Their penultimate game was a 1-0 loss against Oman but they rounded off their campaign with a hugely impressive 1-1 draw away to Japan, with Nguyen Thanh Binh opening the scoring at Saitama Stadium.
The Swan Song
Vietnam were unable to defend their AFF Cup title at the 2020 edition (held in late 2021), exiting at the semi-finals to eventual champions Thailand and, ahead of the 2022 competition, Park had announced it would be his last time in charge of a side he had brought so far.
Hopes were high that the 65-year-old could depart after reclaiming the trophy he won in 2018 and the early signs were positive. Vietnam breezed through the group stage with three wins and a draw and didn’t concede a single goal.
Then, following a scoreless draw against Indonesia in the first leg of the semi-finals, a Tien Linh brace – his fourth and fifth goals of the campaign – saw them book a rematch against Thailand in the final as they also made it six matches without conceding.
Park’s final game at the My Dinh National Stadium was thrilling. Tien Linh’s header opened the scoring before Thailand turned the game on its head by netting twice after the restart. However, the Korean ensured his last game in Hanoi would not end in defeat as his 85th-minute substitute, Vu Van Thanh, rifled home an equaliser three minutes after being introduced to secure a 2-2 draw.

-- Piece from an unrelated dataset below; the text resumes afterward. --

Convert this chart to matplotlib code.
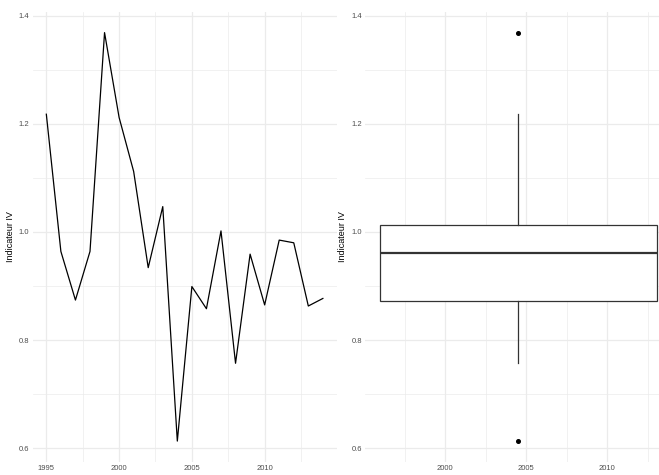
import numpy as np
import matplotlib.pyplot as plt
from matplotlib.ticker import MultipleLocator

annees = list(range(1995, 2015))
indicateur = [1.218, 0.964, 0.874, 0.964, 1.369, 1.212, 1.112, 0.934, 1.047, 0.613,
              0.899, 0.858, 1.002, 0.757, 0.959, 0.865, 0.985, 0.980, 0.863, 0.877]

plt.rcParams["font.family"] = ["Liberation Sans", "DejaVu Sans"]

W, H = 659, 475
fig = plt.figure(figsize=(W / 100, H / 100), dpi=100)
fig.patch.set_facecolor("white")

grille = "#EBEBEB"


def style(ax):
    for s in ax.spines.values():
        s.set_visible(False)
    ax.yaxis.set_major_locator(MultipleLocator(0.2))
    ax.yaxis.set_minor_locator(MultipleLocator(0.1))
    ax.xaxis.set_major_locator(MultipleLocator(5))
    ax.xaxis.set_minor_locator(MultipleLocator(2.5))
    ax.grid(True, which="major", color=grille, linewidth=0.9)
    ax.grid(True, which="minor", color=grille, linewidth=0.5)
    ax.set_axisbelow(True)
    ax.tick_params(which="both", length=0, labelsize=5.5, colors="#4D4D4D", pad=2.5)
    ax.set_ylabel("Indicateur IV", fontsize=6.5)
    ax.set_xlabel("Année", fontsize=6.5)


# limites avec expansion de 5 %
lo, hi = min(indicateur), max(indicateur)
pad = 0.05 * (hi - lo)
ylim = (lo - pad, hi + pad)

# panneau de gauche : série temporelle
ax1 = fig.add_axes([32.5 / W, 1 - 461.5 / H, 304.2 / W, 449.3 / H])
ax1.plot(annees, indicateur, color="black", linewidth=0.9)
xpad = 0.05 * (annees[-1] - annees[0])
ax1.set_xlim(annees[0] - xpad, annees[-1] + xpad)
ax1.set_ylim(*ylim)
style(ax1)
ax1.yaxis.set_label_coords(-0.0575, 0.5)
ax1.xaxis.set_label_coords(0.5, -0.032)

# panneau de droite : boîte à moustaches
ax2 = fig.add_axes([365.3 / W, 1 - 461.5 / H, (W - 365.3) / W, 449.3 / H])
centre = np.mean(annees)
largeur = 0.9 * (annees[-1] - annees[0])
ax2.boxplot(indicateur, positions=[centre], widths=largeur, patch_artist=True,
            boxprops=dict(facecolor="white", edgecolor="#333333", linewidth=0.9),
            medianprops=dict(color="#333333", linewidth=1.6),
            whiskerprops=dict(color="#333333", linewidth=0.9),
            capprops=dict(linewidth=0),
            flierprops=dict(marker="o", markersize=2.6, markerfacecolor="black",
                            markeredgecolor="black"),
            manage_ticks=False)
ax2.set_xlim(1995.07, 1995.07 + (W - 365.3) / 16.2)
ax2.set_ylim(*ylim)
style(ax2)
ax2.yaxis.set_label_coords(-0.062, 0.5)
ax2.xaxis.set_label_coords(0.5, -0.032)

fig.savefig("out.png", dpi=100)
plt.close(fig)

But a glorious finale for his reign was not to be, as Theerathon Bunmathan stole the headlines by scoring the only goal of the game in the return meeting in Bangkok to seal a 3-2 aggregate win that denied Vietnam a third – and Park a second AFF Cup title.
Park now steps down after taking the Vietnam team and his passionate fans on a journey like no other and one that ensures he will forever be regarded as a legend in the Southeast Asian nation.